LOS ANGELES — Sonoratown’s not a secret anymore.

The little Fashion District restaurant earned renown from LA foodies in 2018, when it won KCRW and Gustavo Arellano’s inaugural Tortilla Tournament. Praise continued through the years and spiked recently when the restaurant competed with Mexicali and Tacos 1986 in a “Battle of the Bites” on actress Drew Barrymore’s eponymous daytime talk show.

The restaurant’s success is evident beyond the accolades — visitors will notice a steady stream of orders throughout the afternoon, awards have piled up on the walls and shelves, and a second location is in the works along San Vicente Boulevard in Mid-City.

Though the restaurant has earned a following, Sonoran style — borrowed from the Northern Mexican state of Sonora where restaurant co-owner Teo Diaz calls home — is arguably underrepresented in the Southland. While Mexican food is revered throughout Southern California, the flavors of Southern and Western Mexico have a strong foothold as late.

“I always wonder why Sonoran cuisine hasn’t really penetrated much farther into the U.S. than Arizona,” said Sonoratown co-owner Jen Feltham. “I’m glad to have had a small part in helping to spread the gospel of how delicious the food is in Northern Mexico!”

 

While the flavors of Southern Mexico are based in ancient traditions — the broad range of moles and spices in Oaxacan food can attest to that — Sonoran cuisine takes many of its cues from arid desert ranching and agricultural life brought by Spanish colonial settlers. Today, many of its qualities come from Sonora’s blending of cultures in a region where the U.S.-Mexico border isn’t a hard line but a blur.

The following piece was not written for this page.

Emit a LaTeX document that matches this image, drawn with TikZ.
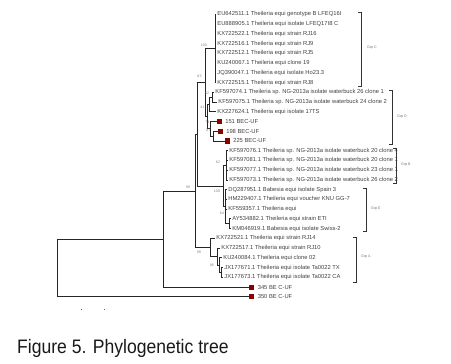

“I’ve heard the reason why Sonoran beef is better than anywhere else is because of the specific flora that those grazing cattle are eating. But it’s beautiful because it echoes those other cuisines we revere,” Feltham said, comparing it to New York pizza, which is beloved for the water that composes its dough.

“It’s simple, and that’s been the guiding principle. That’s why our menu is so short: simplicity is so much better,” Feltham said.

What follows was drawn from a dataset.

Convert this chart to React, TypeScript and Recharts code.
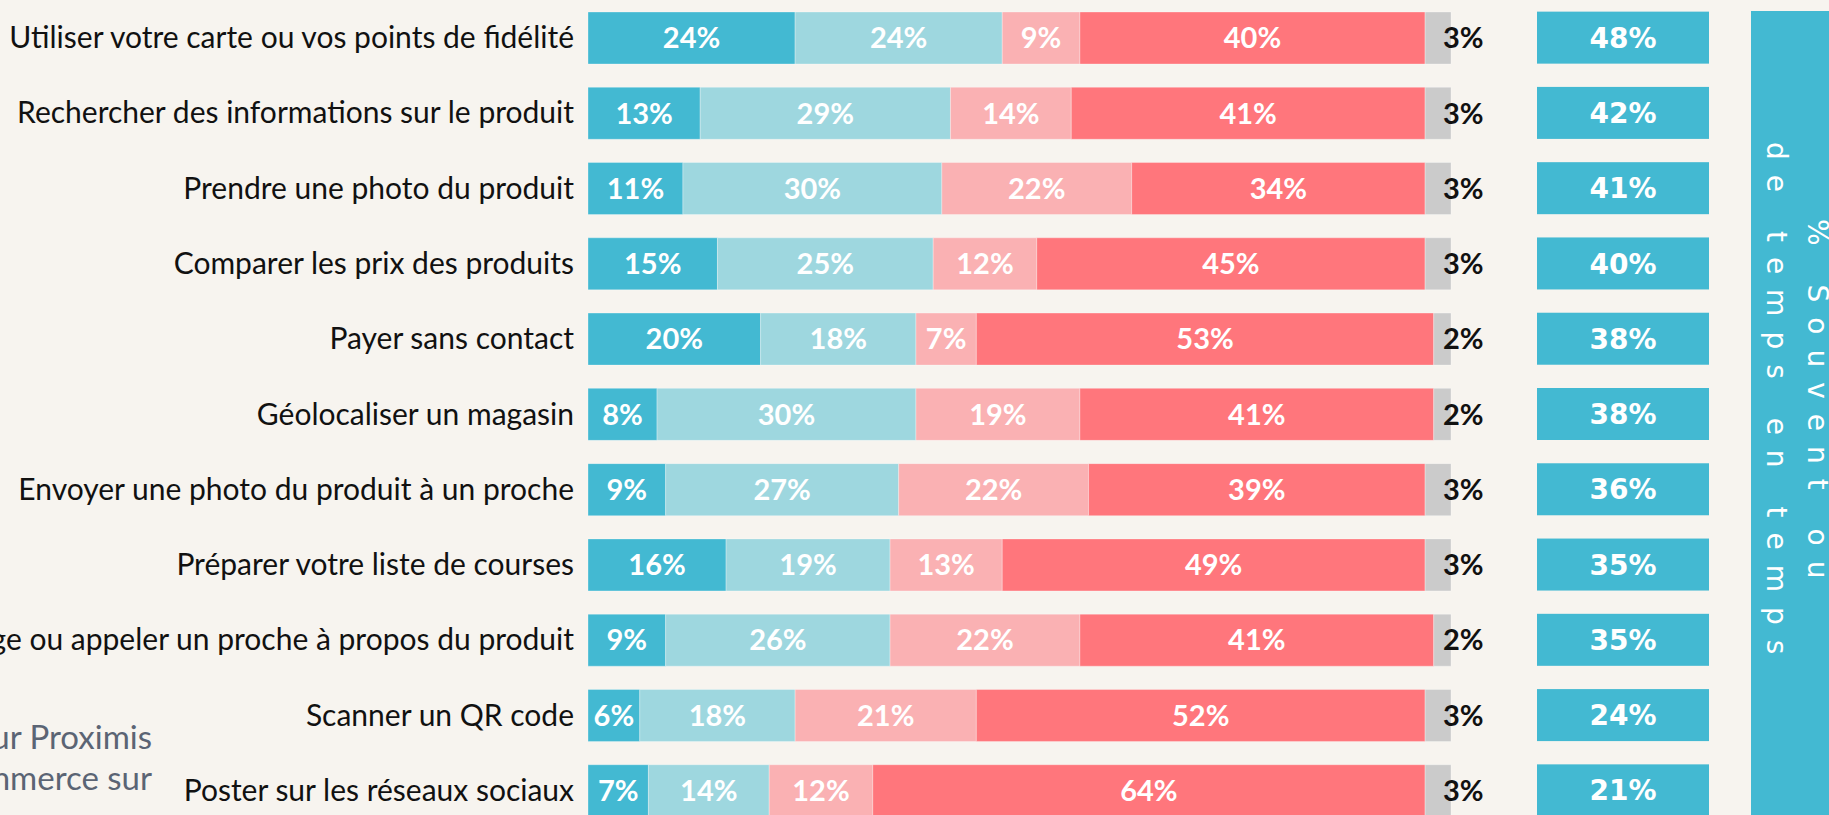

Take Sonoratown’s costilla beef taco: the meat is rich, slightly salty and tinged with the flavor of mesquite smoke; a layer of avocado salsa offers a light creaminess, offsetting the heat of chile de arbol red salsa. It’s all wrapped in the restaurant’s most heralded weapon, the flour tortilla, made specifically from wheat grown in San Luis Rio Colorado, Diaz’s hometown. (The flour tortilla is what took the top prize in the 2018 Tortilla Tournament, and it’s not optional: corn tortillas are nowhere to be found in Sonoratown.)

It’s a dish that appropriately reflects the communities of the Sonoran Desert; though there’s a great tradition of culinary complexity in the Sonoran Desert (the Southern Arizona city of Tucson was named the first UNESCO City of Gastronomy in the United States in 2016), there’s a beauty to simple food done perfectly.

Sonoratown’s customers seem to agree, inspiring Feltham and Diaz to expand their influence to Mid-City — the restaurant’s second location might open as soon as two to three months from now, Feltham said. But the husband and wife ownership team is staying humble despite their success.

“The fact that they liked our food was so perfect, it feels so charmed,” Feltham said. “I have no expectations that we will have the same sort of charmed opening in the new spot, but it’s been so great…I’m so excited to try Mid-City on for size.”